The two widely used surgeries for apical prolapse are equally safe and effective at two years postsurgery.
Researchers report in the Journal of the American Medical Association that their randomized trial of 374 women undergoing surgery to treat both apical vaginal prolapse and stress urinary incontinence showed neither sacrospinous ligament fixation (SSLF) nor uterosacral ligament suspension (ULS) was significantly superior for anatomical, functional, or adverse event outcomes.
- The two widely used surgeries to treat pelvic prolapse, sacrospinous ligament fixation and uterosacral ligament suspension, are equally safe and effective at two years postsurgery.
- Behavioral therapy with pelvic floor muscle training, however, did not improve urinary symptoms at six months or prolapse outcomes at two years.
The researchers also reported that behavioral therapy with pelvic floor muscle training did not improve urinary symptoms at six months (adjusted treatment difference, −6.7; 95% CI, −19.7 to 6.2) or prolapse outcomes at two years (adjusted treatment difference, −8.0; 95% CI, −22.1 to 6.1).
The study was conducted between 2008 and 2013 at nine US medical centers.
"This is the largest, most comprehensive study of its kind to compare these two surgical procedures and examine the potential for added benefit from pelvic floor muscle training," explained study author Susan Meikle, MD, project scientist for the Pelvic Floor Disorders Network of the Eunice Kennedy Shriver National Institute of Child Health and Human Development (NICHD). "The results provide sound information that patients and their physicians can use to plan the most appropriate treatment."
After two years, there was no statistically significant difference in the success rates of the two types of surgery (ULS, 59.2% [93/157] vs SSLF, 60.5% [92/152]; unadjusted difference, −1.3%; 95% CI, −12.2% to 9.6%; adjusted odds ratio [OR], 0.9; 95% CI, 0.6 to 1.5).
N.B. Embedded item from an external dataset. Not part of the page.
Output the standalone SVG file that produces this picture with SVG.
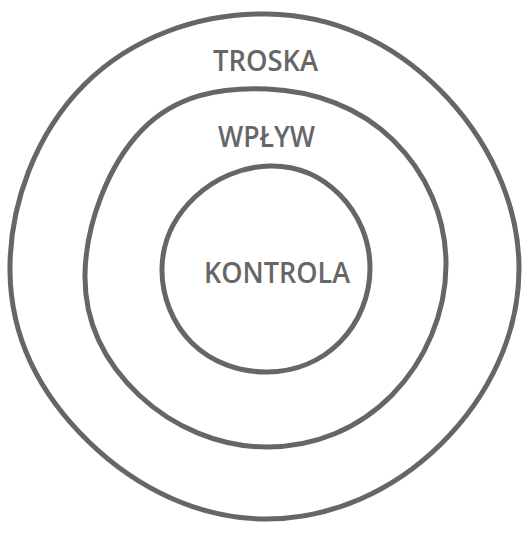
<svg xmlns="http://www.w3.org/2000/svg" width="522" height="533" viewBox="0 0 522 533">
<style>
.ring{fill:none;stroke:#666;stroke-width:5;stroke-linejoin:round;stroke-linecap:round}
.lbl{fill:#666;font-family:"Open Sans","Liberation Sans",sans-serif;font-size:29px;font-weight:600;text-anchor:middle}
</style>
<rect width="522" height="533" fill="#fff"/>
<g id="troska">
<path class="ring" d="M267,14 C333.7,14.9 392.7,42.4 440,90 C487.3,137.6 518.8,201.6 519,268 C519.2,334.4 488.6,397 441,444 C393.4,491 331,519.3 265,519 C199,518.7 136.8,488.3 89,442 C41.2,395.7 10.9,339 10,272 C9.1,205 35.8,133.4 84,85 C132.2,36.6 200.3,13.1 267,14 Z"/>
<text class="lbl" x="265.5" y="71" textLength="105" lengthAdjust="spacingAndGlyphs">TROSKA</text>
</g>
<g id="wplyw">
<path class="ring" d="M267,89 C314.1,90.9 359.4,107 393,140 C426.6,173 446.2,217.2 446,265 C445.8,312.8 425.6,360.9 392,395 C358.4,429.1 314.4,447 267,447 C219.6,447 173.1,427.3 139,395 C104.9,362.7 84.4,324.7 85,275 C85.6,225.3 107.9,164.9 142,130 C176.1,95.1 219.9,87.1 267,89 Z"/>
<text class="lbl" x="266.5" y="147" textLength="97" lengthAdjust="spacingAndGlyphs">WPŁYW</text>
</g>
<g id="kontrola">
<path class="ring" d="M270,166 C297.2,165.6 321.25,175.9 340,195 C358.75,214.1 370,240.4 370,268 C370,295.6 359.3,322.5 340,342 C320.7,361.5 294.75,371.8 267,372 C239.25,372.2 211.7,362.5 192,343 C172.3,323.5 161.4,295.4 162,268 C162.6,240.6 174.75,216.1 195,197 C215.25,177.9 242.8,166.4 270,166 Z"/>
<text class="lbl" x="277" y="283" textLength="146" lengthAdjust="spacingAndGlyphs">KONTROLA</text>
</g>
<g id="connectors"/>
</svg>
There was also no statistically significant difference in serious adverse event rates (ULS, 16.5% [31/188] vs SSLF, 16.7% [31/186]; unadjusted difference, −0.2%; 95% CI, −7.7% to 7.4%; adjusted OR, 0.9; 95% CI, 0.5 to 1.6).
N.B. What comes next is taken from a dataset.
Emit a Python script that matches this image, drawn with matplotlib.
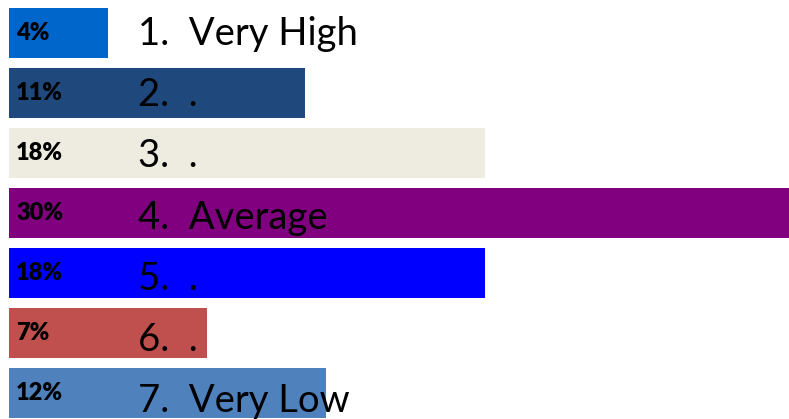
import matplotlib
matplotlib.use("Agg")
import matplotlib.pyplot as plt
from matplotlib.transforms import offset_copy

categories = ["1.  Very High", "2.  .", "3.  .", "4.  Average", "5.  .", "6.  .", "7.  Very Low"]
values = [3.8, 11.4, 18.3, 30.0, 18.3, 7.6, 12.2]
pct_labels = ["4%", "11%", "18%", "30%", "18%", "7%", "12%"]
colors = ["#0066CC", "#1F497D", "#EEECE1", "#800080", "#0000FF", "#C0504D", "#4F81BD"]

W, H = 789, 419
fig = plt.figure(figsize=(W / 100, H / 100), dpi=100)
ax = fig.add_axes([0, 0, 1, 1])
ax.set_axis_off()

px_per_unit = 780 / 30.0
ax.set_xlim(-9 / px_per_unit, (W - 9) / px_per_unit)
ax.set_ylim((H - 33) / 60.0, -33 / 60.0)

y = list(range(len(values)))
ax.barh(y, values, height=50 / 60.0, color=colors, left=0)

for i, (cat, lab) in enumerate(zip(categories, pct_labels)):
    ax.text((16 - 9) / px_per_unit, i, lab, fontsize=17, fontweight="heavy",
            family=["Lato", "DejaVu Sans"], va="center", ha="left", color="black")
    tr = offset_copy(ax.transData, fig=fig, x=0, y=-(12 + 1.2 * i), units="dots")
    ax.text((138 - 9) / px_per_unit, i, cat, fontsize=27.5, transform=tr,
            family=["Lato", "DejaVu Sans"], va="baseline", ha="left", color="black")

fig.savefig("out.png", dpi=100)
The authors explained that compared with previous studies, the success rates they reported are low because they used stricter criteria for defining success.
"It's helpful that we now know that, on the whole, these surgical techniques are very similar in the advantages they offer patients," said Matthew D. Barber, MD, of the Cleveland Clinic in Ohio, who led the study. "Physicians skilled in both techniques can now tailor their surgical recommendations to each patient's individual case."